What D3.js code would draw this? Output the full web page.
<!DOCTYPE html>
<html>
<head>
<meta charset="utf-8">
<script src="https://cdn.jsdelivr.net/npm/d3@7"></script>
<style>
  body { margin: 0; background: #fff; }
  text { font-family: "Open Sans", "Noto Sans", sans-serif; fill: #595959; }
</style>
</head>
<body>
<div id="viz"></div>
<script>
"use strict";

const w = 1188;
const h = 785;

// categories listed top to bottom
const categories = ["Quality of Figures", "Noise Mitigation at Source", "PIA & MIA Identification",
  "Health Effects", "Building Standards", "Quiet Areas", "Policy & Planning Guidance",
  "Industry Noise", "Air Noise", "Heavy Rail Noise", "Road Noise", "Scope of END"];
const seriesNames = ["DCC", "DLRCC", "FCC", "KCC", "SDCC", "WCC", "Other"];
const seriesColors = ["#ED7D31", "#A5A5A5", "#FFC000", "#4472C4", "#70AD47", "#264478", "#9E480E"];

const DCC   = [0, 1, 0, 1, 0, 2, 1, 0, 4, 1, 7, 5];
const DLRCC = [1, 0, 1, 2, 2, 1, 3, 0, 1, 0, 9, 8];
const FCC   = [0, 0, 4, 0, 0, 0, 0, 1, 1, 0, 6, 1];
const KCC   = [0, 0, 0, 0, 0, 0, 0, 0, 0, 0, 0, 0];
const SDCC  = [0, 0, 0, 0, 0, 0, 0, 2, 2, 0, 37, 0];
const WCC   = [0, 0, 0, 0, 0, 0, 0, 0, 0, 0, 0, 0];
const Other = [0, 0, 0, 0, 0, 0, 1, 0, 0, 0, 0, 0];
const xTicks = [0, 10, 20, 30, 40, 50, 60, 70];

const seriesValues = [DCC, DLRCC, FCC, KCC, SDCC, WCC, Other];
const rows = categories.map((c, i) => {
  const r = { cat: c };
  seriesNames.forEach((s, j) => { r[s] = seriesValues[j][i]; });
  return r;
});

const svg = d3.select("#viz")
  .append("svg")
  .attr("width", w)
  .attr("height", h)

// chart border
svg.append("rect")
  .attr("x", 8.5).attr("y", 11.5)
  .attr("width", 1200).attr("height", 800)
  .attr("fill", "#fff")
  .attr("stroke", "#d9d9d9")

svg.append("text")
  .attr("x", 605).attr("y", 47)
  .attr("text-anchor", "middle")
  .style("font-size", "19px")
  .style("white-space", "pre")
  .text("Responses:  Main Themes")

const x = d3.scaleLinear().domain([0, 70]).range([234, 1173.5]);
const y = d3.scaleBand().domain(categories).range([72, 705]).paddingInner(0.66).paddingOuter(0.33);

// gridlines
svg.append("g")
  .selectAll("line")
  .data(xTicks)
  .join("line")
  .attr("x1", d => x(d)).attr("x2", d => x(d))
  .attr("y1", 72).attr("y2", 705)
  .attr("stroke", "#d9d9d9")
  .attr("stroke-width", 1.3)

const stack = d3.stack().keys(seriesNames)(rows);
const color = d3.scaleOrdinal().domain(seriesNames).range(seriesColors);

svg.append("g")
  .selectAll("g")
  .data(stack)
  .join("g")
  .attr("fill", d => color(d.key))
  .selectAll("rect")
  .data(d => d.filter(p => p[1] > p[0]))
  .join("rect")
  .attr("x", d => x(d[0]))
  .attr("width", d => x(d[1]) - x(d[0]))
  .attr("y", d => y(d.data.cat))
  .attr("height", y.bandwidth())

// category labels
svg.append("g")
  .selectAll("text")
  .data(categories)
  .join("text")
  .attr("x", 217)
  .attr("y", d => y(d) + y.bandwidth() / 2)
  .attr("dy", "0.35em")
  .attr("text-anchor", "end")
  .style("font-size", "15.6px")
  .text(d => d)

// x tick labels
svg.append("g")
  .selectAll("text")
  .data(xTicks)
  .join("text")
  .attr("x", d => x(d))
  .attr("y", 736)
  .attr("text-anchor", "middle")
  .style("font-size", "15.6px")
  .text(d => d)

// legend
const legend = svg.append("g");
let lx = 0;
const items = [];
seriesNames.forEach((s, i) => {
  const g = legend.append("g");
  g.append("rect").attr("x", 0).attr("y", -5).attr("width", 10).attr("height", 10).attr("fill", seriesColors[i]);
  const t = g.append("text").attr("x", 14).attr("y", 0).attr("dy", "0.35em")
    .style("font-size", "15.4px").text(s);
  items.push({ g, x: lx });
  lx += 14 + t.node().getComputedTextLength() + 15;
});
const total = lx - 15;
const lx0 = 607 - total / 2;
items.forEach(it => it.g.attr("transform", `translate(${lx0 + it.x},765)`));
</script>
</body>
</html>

——

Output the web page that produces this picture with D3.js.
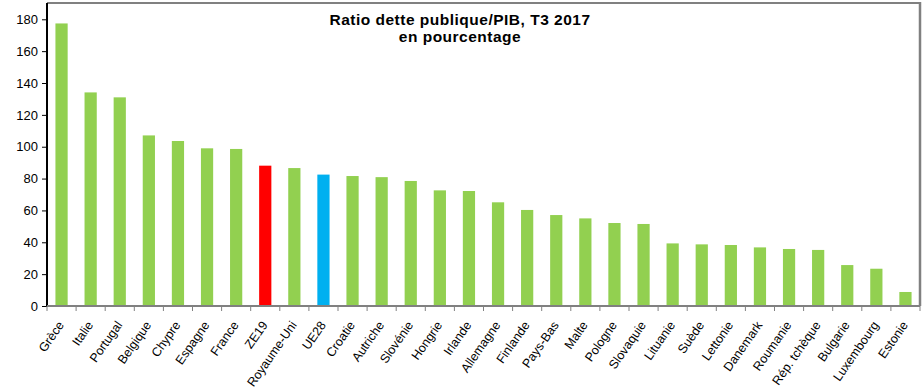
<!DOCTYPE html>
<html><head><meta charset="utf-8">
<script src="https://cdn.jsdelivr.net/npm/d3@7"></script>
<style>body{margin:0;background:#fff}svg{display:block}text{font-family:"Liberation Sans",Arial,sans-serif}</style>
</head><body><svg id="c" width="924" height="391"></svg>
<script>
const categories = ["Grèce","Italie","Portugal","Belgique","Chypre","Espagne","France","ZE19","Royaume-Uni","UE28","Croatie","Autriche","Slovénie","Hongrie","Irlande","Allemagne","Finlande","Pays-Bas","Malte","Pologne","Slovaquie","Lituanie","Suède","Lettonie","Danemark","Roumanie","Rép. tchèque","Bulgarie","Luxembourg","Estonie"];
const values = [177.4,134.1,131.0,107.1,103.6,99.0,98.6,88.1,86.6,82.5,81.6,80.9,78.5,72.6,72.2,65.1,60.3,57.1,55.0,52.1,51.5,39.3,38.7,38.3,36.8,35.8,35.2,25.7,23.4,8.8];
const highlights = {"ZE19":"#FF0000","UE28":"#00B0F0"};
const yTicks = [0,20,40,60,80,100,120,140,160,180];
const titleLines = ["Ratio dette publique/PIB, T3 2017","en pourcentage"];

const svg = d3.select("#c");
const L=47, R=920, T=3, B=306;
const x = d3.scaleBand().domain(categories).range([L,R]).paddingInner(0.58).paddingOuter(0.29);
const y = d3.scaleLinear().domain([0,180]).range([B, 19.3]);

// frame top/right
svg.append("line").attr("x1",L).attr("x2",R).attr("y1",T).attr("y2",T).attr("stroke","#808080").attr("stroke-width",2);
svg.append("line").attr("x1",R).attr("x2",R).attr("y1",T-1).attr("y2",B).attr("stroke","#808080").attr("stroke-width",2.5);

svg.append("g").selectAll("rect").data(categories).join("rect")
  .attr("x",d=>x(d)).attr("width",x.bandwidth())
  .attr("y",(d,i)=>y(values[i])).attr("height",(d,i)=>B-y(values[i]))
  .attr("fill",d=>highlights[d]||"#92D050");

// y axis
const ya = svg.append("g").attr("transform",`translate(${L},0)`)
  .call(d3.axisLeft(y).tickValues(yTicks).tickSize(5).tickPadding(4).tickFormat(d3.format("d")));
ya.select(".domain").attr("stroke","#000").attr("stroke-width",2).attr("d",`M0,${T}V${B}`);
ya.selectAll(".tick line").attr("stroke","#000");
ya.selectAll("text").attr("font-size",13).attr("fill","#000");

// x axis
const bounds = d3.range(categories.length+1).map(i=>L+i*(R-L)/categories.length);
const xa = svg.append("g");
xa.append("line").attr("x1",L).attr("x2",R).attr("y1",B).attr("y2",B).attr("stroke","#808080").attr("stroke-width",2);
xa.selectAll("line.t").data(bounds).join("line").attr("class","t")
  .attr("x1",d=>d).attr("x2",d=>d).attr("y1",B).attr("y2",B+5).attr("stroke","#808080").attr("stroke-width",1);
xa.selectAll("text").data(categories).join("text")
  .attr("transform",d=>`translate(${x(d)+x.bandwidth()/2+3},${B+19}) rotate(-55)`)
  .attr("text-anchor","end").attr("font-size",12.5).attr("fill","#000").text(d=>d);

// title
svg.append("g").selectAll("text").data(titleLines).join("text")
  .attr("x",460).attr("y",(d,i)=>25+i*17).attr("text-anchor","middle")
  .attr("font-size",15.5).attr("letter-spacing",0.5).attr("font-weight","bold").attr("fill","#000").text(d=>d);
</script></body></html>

——

INSTRUCTION :: Check each line above for the word "this", and copy the lines where it appears.

EXERCISE SOLUTION ::
What D3.js code would draw this? Output the full web page.
Output the web page that produces this picture with D3.js.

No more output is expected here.